EXCERPTED RECORDS =>
==========

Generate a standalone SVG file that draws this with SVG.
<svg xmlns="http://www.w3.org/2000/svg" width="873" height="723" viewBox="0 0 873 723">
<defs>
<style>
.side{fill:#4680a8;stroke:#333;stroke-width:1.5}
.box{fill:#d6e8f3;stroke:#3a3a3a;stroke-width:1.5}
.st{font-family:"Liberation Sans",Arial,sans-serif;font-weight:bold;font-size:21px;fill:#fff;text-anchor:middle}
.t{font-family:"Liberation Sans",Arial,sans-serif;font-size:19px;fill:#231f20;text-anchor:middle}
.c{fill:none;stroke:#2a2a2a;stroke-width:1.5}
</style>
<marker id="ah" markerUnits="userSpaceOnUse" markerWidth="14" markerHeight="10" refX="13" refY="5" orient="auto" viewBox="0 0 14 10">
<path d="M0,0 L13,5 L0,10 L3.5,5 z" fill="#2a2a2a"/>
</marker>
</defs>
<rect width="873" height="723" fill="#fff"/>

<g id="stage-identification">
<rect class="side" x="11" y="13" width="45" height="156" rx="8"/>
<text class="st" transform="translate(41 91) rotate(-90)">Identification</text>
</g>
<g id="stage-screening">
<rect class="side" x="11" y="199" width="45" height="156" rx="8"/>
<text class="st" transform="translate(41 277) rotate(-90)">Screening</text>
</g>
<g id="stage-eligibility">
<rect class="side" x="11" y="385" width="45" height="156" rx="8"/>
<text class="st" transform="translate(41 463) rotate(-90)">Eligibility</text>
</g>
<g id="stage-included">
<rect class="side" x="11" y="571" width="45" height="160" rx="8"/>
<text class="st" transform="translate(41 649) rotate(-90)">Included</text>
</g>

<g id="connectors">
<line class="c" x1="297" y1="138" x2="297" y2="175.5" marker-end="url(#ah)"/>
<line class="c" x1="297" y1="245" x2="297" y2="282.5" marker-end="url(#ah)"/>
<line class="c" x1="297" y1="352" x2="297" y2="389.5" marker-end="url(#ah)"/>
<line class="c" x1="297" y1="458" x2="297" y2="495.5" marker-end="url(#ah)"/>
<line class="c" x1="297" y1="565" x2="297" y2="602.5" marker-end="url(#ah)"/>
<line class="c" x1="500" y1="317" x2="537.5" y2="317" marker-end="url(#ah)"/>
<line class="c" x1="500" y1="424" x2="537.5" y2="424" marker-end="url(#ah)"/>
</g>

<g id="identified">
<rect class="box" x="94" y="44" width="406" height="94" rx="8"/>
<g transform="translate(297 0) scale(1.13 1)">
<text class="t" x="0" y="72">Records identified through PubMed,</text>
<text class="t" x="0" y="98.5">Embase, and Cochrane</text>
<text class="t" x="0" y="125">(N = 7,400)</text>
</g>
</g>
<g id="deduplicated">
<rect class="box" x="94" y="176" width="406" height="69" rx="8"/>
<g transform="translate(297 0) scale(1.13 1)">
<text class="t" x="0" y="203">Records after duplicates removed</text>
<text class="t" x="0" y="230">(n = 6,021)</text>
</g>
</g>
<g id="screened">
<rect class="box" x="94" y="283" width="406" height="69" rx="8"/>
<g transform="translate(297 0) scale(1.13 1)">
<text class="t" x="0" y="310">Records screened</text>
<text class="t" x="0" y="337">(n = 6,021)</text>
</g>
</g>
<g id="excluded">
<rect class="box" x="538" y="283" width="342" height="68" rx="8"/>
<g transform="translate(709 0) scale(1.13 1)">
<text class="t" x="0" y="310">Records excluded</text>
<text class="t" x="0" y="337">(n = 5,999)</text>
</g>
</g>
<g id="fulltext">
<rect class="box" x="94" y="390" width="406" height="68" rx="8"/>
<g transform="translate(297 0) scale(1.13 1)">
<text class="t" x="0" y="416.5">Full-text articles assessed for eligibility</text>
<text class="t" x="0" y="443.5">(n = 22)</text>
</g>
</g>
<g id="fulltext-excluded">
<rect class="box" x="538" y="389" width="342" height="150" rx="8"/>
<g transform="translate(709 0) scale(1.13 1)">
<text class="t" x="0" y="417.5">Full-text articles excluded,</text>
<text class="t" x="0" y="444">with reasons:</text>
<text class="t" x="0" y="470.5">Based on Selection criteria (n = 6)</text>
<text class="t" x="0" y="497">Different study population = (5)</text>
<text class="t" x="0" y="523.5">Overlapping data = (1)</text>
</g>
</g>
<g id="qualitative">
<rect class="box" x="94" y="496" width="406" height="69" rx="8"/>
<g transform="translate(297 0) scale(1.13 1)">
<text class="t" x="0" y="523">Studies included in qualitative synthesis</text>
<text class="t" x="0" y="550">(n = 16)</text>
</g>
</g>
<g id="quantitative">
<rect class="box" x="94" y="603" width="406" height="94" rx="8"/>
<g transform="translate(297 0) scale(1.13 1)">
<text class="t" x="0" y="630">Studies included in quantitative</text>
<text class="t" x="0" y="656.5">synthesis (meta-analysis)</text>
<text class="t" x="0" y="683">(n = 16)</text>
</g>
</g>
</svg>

==========

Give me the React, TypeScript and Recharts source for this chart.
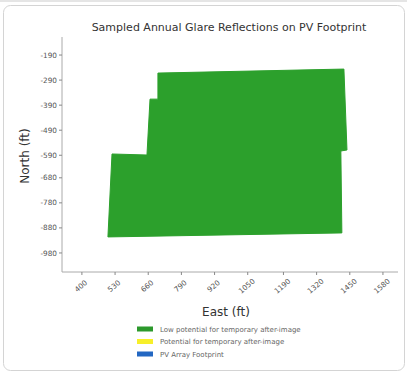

==========

Across the data above, how many lines include the word "with"? Give only the count.

2